Whistler Writers Festival keeps the creative juices flowing

By Shelley Arnusch

What: Third Whistler Writers Festival

Where: Various locations in Whistler

When: Nov. 3—14

Writing is a solitary game.

This statement has one exception – a Simpsons-suggested scenario of a roomful of monkeys with typewriters, hitting random keys in the chance that the world’s greatest novel will arise out of the chaos.

But on second thought, even if the monkeys work side by side, enjoying each other’s company there’s still going to have to be one human handler standing guard, checking their grammar.


In the end, even with a barrel of monkeys, solitary to the core.

The writing process, however, can be an inspiring collaborative effort, full of readings and discussion and experimentation and constructive criticism. Even though it’s the writer and the writer only tapping on the keys at the end of the day, a writers group can help melt the icy feelings of solitude amplified by such impersonal professional standards as the rejection letter.

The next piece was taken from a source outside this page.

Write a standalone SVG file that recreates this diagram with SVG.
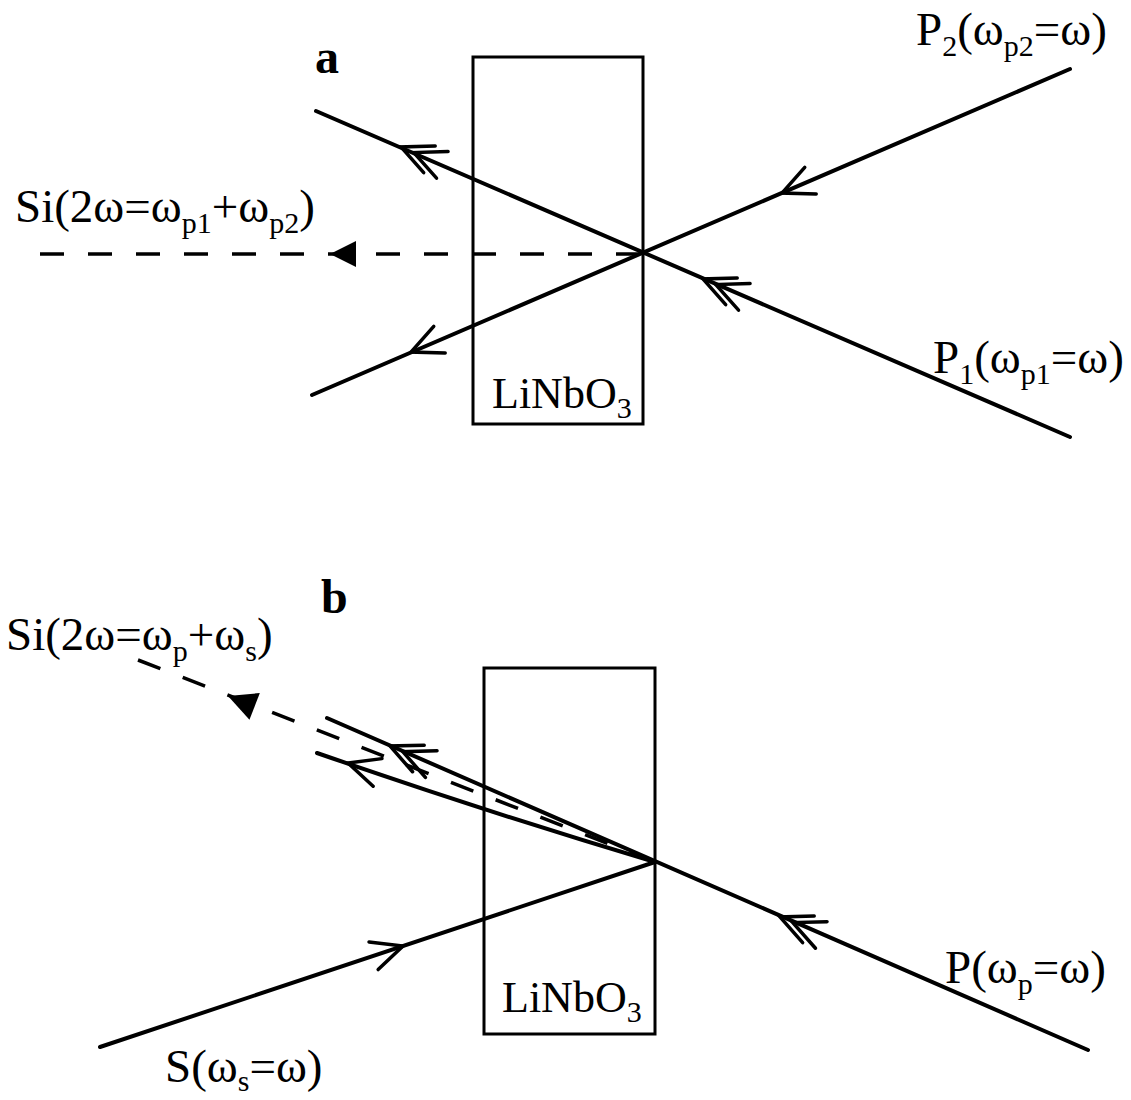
<svg xmlns="http://www.w3.org/2000/svg" xmlns:xlink="http://www.w3.org/1999/xlink" width="1131" height="1100" viewBox="0 0 1131 1100">
<style>
.ray{fill:none;stroke:#000;stroke-width:4;stroke-linecap:round}
.dash{fill:none;stroke:#000;stroke-width:3.5;stroke-dasharray:24 24}
.box{fill:none;stroke:#000;stroke-width:3}
.ch{fill:none;stroke:#000;stroke-width:3.5;stroke-linecap:round;stroke-linejoin:miter}
.lbl{font-family:"Liberation Serif","Times New Roman",serif;font-size:47px;fill:#000}
.xt{font-family:"Liberation Serif","Times New Roman",serif;font-size:44px;fill:#000}
.sub{font-size:30px}
.pl{font-family:"Liberation Serif","Times New Roman",serif;font-size:48px;font-weight:bold;fill:#000}
</style>
<defs>
<path id="ch1" class="ch" d="M31,-14.5 L0,0 L31,14.5"/>
<path id="ch2" class="ch" d="M31,-14.5 L0,0 L31,14.5 M45,-14.5 L14,0 L45,14.5"/>
<path id="tri" d="M0,0 L26,-13 L26,13 Z" fill="#000"/>
</defs>
<rect width="1131" height="1100" fill="#fff"/>

<!-- Panel a -->
<g id="panel-a-label"><text class="pl" x="315" y="73">a</text></g>
<g id="crystal-a">
<rect class="box" x="473" y="57" width="170" height="367"/>
<text class="xt" x="492" y="408">LiNbO<tspan class="sub" dy="10">3</tspan></text>
</g>
<g id="connectors-a">
<line class="ray" x1="1070" y1="437" x2="316" y2="111"/>
<line class="ray" x1="1070" y1="69" x2="312" y2="395"/>
<line class="dash" x1="40" y1="254" x2="643" y2="254"/>
<use href="#tri" transform="translate(330,254)"/>
<use href="#ch2" transform="translate(401,147) rotate(23.4)"/>
<use href="#ch2" transform="translate(703,279) rotate(23.4)"/>
<use href="#ch1" transform="translate(411,352) rotate(-23.3)"/>
<use href="#ch1" transform="translate(782,193) rotate(-23.3)"/>
</g>
<g id="label-Si-a"><text class="lbl" x="15" y="222">Si(2ω=ω<tspan class="sub" dy="11">p1</tspan><tspan dy="-11">+ω</tspan><tspan class="sub" dy="11">p2</tspan><tspan dy="-11">)</tspan></text></g>
<g id="label-P2"><text class="lbl" x="916" y="45">P<tspan class="sub" dy="11">2</tspan><tspan dy="-11">(ω</tspan><tspan class="sub" dy="11">p2</tspan><tspan dy="-11">=ω)</tspan></text></g>
<g id="label-P1"><text class="lbl" x="933" y="373">P<tspan class="sub" dy="11">1</tspan><tspan dy="-11">(ω</tspan><tspan class="sub" dy="11">p1</tspan><tspan dy="-11">=ω)</tspan></text></g>

<!-- Panel b -->
<g id="panel-b-label"><text class="pl" x="321" y="613">b</text></g>
<g id="crystal-b">
<rect class="box" x="484" y="668" width="171" height="366"/>
<text class="xt" x="502" y="1012">LiNbO<tspan class="sub" dy="10">3</tspan></text>
</g>
<g id="connectors-b">
<line class="ray" x1="1088" y1="1050" x2="327" y2="718"/>
<path class="ray" d="M655,862 Q490,813 317,753"/>
<line class="ray" x1="100" y1="1047" x2="655" y2="862"/>
<line class="dash" x1="138" y1="660" x2="655" y2="862"/>
<use href="#tri" transform="translate(228,696) rotate(21.3) scale(1.1)"/>
<use href="#ch2" transform="translate(390,746) rotate(23.7)"/>
<use href="#ch1" transform="translate(348,763) rotate(17.7)"/>
<use href="#ch2" transform="translate(780,917) rotate(23.5)"/>
<use href="#ch1" transform="translate(403,946) rotate(161.6)"/>
</g>
<g id="label-Si-b"><text class="lbl" x="6" y="650">Si(2ω=ω<tspan class="sub" dy="11">p</tspan><tspan dy="-11">+ω</tspan><tspan class="sub" dy="11">s</tspan><tspan dy="-11">)</tspan></text></g>
<g id="label-P"><text class="lbl" x="945" y="983">P(ω<tspan class="sub" dy="11">p</tspan><tspan dy="-11">=ω)</tspan></text></g>
<g id="label-S"><text class="lbl" x="165" y="1082">S(ω<tspan class="sub" dy="9">s</tspan><tspan dy="-9">=ω)</tspan></text></g>
</svg>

In Whistler, a lot of ice has been melted by a thriving organization known ironically and affectionately as "the Vicious Circle" and officially as the Whistler Writers Group.

Now three years strong, the group was the initiative of a certain Stella Harvey, who had relegated management consulting to "night job" status in order to give writing her all.

But she needed more feedback than publishing house form letters were willing to give. She needed faces, names, personalities. A community to support her craft and allow her to support others.

An ad in the local paper brought like-minded scribes out of the woodwork. From Squamish to Mount Currie and beyond, they continue to meet on a regular basis.

The formation of the group was just the beginning.

As many years as there has been a Writers Group there has been a Whistler Writers Festival. A community outreach offering entertainment for readers and professional development for writers.

In the beginning it was small. One and a half days with some of the events held at Harvey’s home.

Now three years old, the festival has expanded considerably. Kicking off on Wednesday, Nov. 3, this year’s fest continues over the next 10 days, with events ranging from free public readings to registered masters workshops requiring work samples submitted in advance.

Despite the growth, Harvey remains firmly committed to her original principles for the group: inclusion, collaboration, and creative inspiration.

"I’m a big believer in grassroots, that you can make something happen if you want to make something happen," she stated.